RALEIGH – Today one of the three Wall Street rating firms downgraded North Carolina’s general obligation debt from Aaa to Aa1, as you can read in a nearby story. What I wanted to comment on briefly is the reaction from House Speaker Jim Black and Gov. Mike Easley.

Last year, speaking to a crowd of 1,000 angry taxpayers at the first “Tar Heel Tea Party” in Raleigh, I asked this rhetorical question: “What kind of dimwit would spend a dollar to save a few cents? Apparently, the kind that gets elected to the General Assembly.” I was talking about the comments of several legislators who had tried to sell a $700 million tax increase on the argument that it would reassure the bond market and thus preserve our top bond rating. Since a bond downgrade, though unwelcome, would only increase annual debt service payments by a few million dollars a year – $15 million tops – it could hardly serve as a reasonable pretext for grabbing hundreds of millions more of the taxpayers’ money.

It turns out that some folks weren’t happy with my choice of terms. Although I never compared legislators to “bugs crawling out from under a rock” – that was, famously, Dana Cope of the State Employees Association – my use of the term “dimwit” was considered bad form.
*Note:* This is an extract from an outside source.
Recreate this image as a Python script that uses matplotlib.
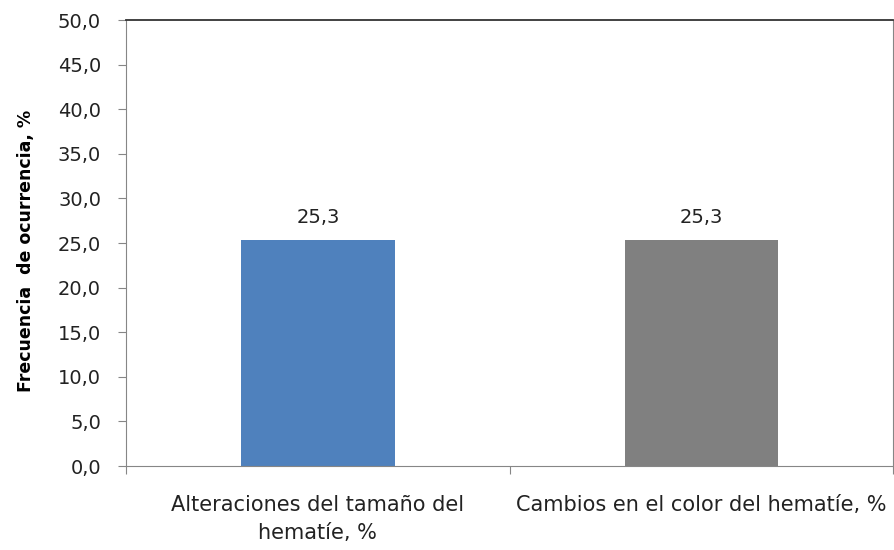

Sorry. The term fits perfectly. Consider what Speaker Black told the Associated Press about today’s bond downgrade:

“House Speaker Jim Black, D-Mecklenburg, said he hoped the Legislature might now be persuaded to keep a statewide half penny sales tax hike in place another year, instead of dropping it in January as called for in a House revenue bill. `It sounds like we can get it (the credit rating) back, if we do certain things,’ Black said.”
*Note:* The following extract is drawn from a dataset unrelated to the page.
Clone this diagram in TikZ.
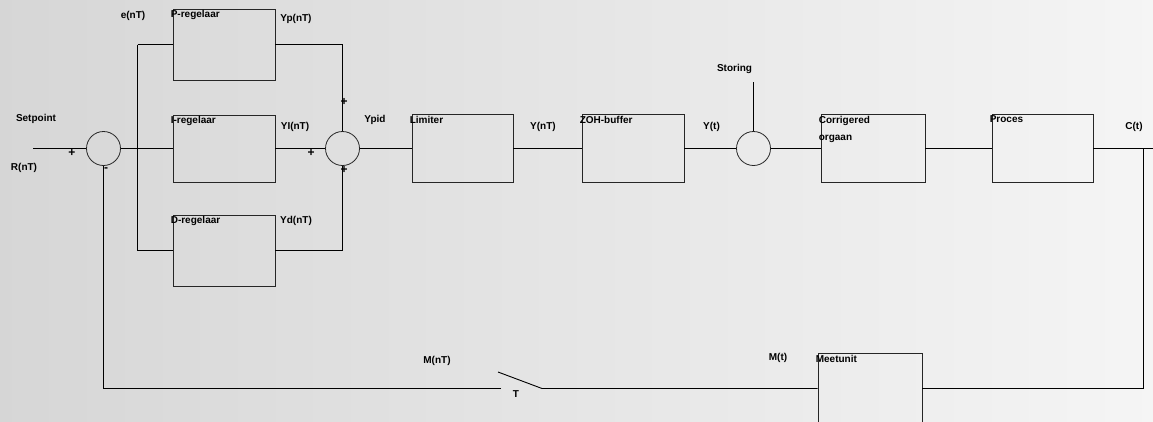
\documentclass[tikz,border=0pt]{standalone}
\usepackage{fontspec}
\setmainfont{Liberation Sans}
\begin{document}
\begin{tikzpicture}[x=1pt,y=-1pt,
  every node/.style={font=\bfseries\fontsize{10}{12}\selectfont},
  blk/.style={draw=black!85,line width=0.8pt,rectangle,inner sep=0pt},
  sumc/.style={draw=black!85,line width=0.8pt,circle,minimum size=34pt,inner sep=0pt},
  lbl/.style={inner sep=0pt},
  boxlbl/.style={inner sep=0pt,anchor=north west,xshift=-2pt,yshift=-1.5pt},
  sgn/.style={inner sep=0pt,font=\bfseries\fontsize{12}{12}\selectfont},
  wire/.style={line width=0.9pt,black}]
\useasboundingbox (0,0) rectangle (1153,421);
\shade[left color=black!16,right color=black!4] (0,0) rectangle (1153,421);
\clip (0,0) rectangle (1153,421);
% blocks
\node[blk,minimum width=102pt,minimum height=71pt,label={[boxlbl]north west:P-regelaar}] (P) at (224,44.5) {};
\node[blk,minimum width=102pt,minimum height=67pt,label={[boxlbl]north west:I-regelaar}] (I) at (224,148.5) {};
\node[blk,minimum width=102pt,minimum height=71pt,label={[boxlbl]north west:D-regelaar}] (D) at (224,250.5) {};
\node[blk,minimum width=101pt,minimum height=68pt,label={[boxlbl]north west:Limiter}] (Lim) at (462.5,148.5) {};
\node[blk,minimum width=102pt,minimum height=68pt,label={[boxlbl]north west:ZOH-buffer}] (ZOH) at (633,148.5) {};
\node[blk,minimum width=104pt,minimum height=68pt,label={[boxlbl,align=left,font=\bfseries\fontsize{10}{17}\selectfont]north west:Corrigered\\orgaan}] (Corr) at (873,148.5) {};
\node[blk,minimum width=101pt,minimum height=68pt,label={[boxlbl]north west:Proces}] (Proc) at (1042.5,148.5) {};
\node[blk,minimum width=104pt,minimum height=70pt,label={[boxlbl]north west:Meetunit}] (Meet) at (870,388.5) {};
% summing junctions
\node[sumc] (S1) at (103.5,148.5) {};
\node[sumc] (S2) at (342.5,148.5) {};
\node[sumc] (S3) at (753.5,148.5) {};
% coordinates
\coordinate (in) at (33,148.5);
\coordinate (br) at (137.5,148.5);
\coordinate (dist) at (753.5,82);
\coordinate (out) at (1153,148.5);
\coordinate (tap) at (1143.5,148.5);
\coordinate (swL) at (498,372);
\coordinate (swR) at (542,388.5);
\coordinate (swF) at (501,388.5);
% wires
\draw[wire] (in) -- (S1.west);
\draw[wire] (S1.east) -- (I.west);
\draw[wire] (br |- P.west) -- (P.west);
\draw[wire] (br |- P.west) -- (br |- D.west) -- (D.west);
\draw[wire] (P.east) -| (S2.north);
\draw[wire] (D.east) -| (S2.south);
\draw[wire] (I.east) -- (S2.west);
\draw[wire] (S2.east) -- (Lim.west);
\draw[wire] (Lim.east) -- (ZOH.west);
\draw[wire] (ZOH.east) -- (S3.west);
\draw[wire] (dist) -- (S3.north);
\draw[wire] (S3.east) -- (Corr.west);
\draw[wire] (Corr.east) -- (Proc.west);
\draw[wire] (Proc.east) -- (out);
\draw[wire] (tap) |- (Meet.east);
\draw[wire] (Meet.west) -- (swR) -- (swL);
\draw[wire] (swF) -| (S1.south);
% labels
\node[lbl] (lSet) at (36,119) {Setpoint};
\node[lbl] (lR) at (24,168) {R(nT)};
\node[lbl] (le) at (133,16) {e(nT)};
\node[lbl] (lYp) at (296,19) {Yp(nT)};
\node[lbl] (lYi) at (295,127) {YI(nT)};
\node[lbl] (lYd) at (296,221) {Yd(nT)};
\node[lbl] (lYpid) at (375,120) {Ypid};
\node[lbl] (lYn) at (543,127) {Y(nT)};
\node[lbl] (lYt) at (711.5,127) {Y(t)};
\node[lbl] (lSt) at (734.5,69) {Storing};
\node[lbl] (lC) at (1134,127) {C(t)};
\node[lbl] (lMn) at (437,361) {M(nT)};
\node[lbl] (lT) at (516,394) {T};
\node[lbl] (lMt) at (778,358) {M(t)};
% signs
\node[sgn] (p1) at (72,153) {+};
\node[sgn] (m1) at (106,170) {-};
\node[sgn] (p2) at (344,102) {+};
\node[sgn] (p3) at (311,153) {+};
\node[sgn] (p4) at (344,170) {+};
\end{tikzpicture}
\end{document}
What Black is saying is that North Carolinians should pay a 7 percent retail sales tax instead of a 6.5 percent rate, costing them hundreds of millions of dollars this year, so that the state can save a few million dollars in debt service. That clearly puts him in the running for dimwit recognition.

He has tough competition in Gov. Easley, however. His spokesman immediately seized on the bond downgrade to call not just for the tax increase but also for a state lottery. It got a passing mention in the Moody’s report but did not receive a serious analysis from the company. Among other factors, I doubt Moody’s is aware of the governor’s wildly inflated revenue projection from his proposed lottery, which would open up another hole in the budget in future fiscal years as new program outstrip the lottery’s capacity for generating revenue.

I get the impression that any bad news, in Easley’s mind, is an argument for a lottery. Got a budget hole? Pass a lottery. Suffering a drought? Pass a lottery. Stuck in traffic? Gosh, if only we had a lottery!

“It’s time for all members of the General Assembly to put partisan politics aside and put the state first,” Easley spokesman Fred Hartmann said. Actually, this is one issue that has little to do with politics.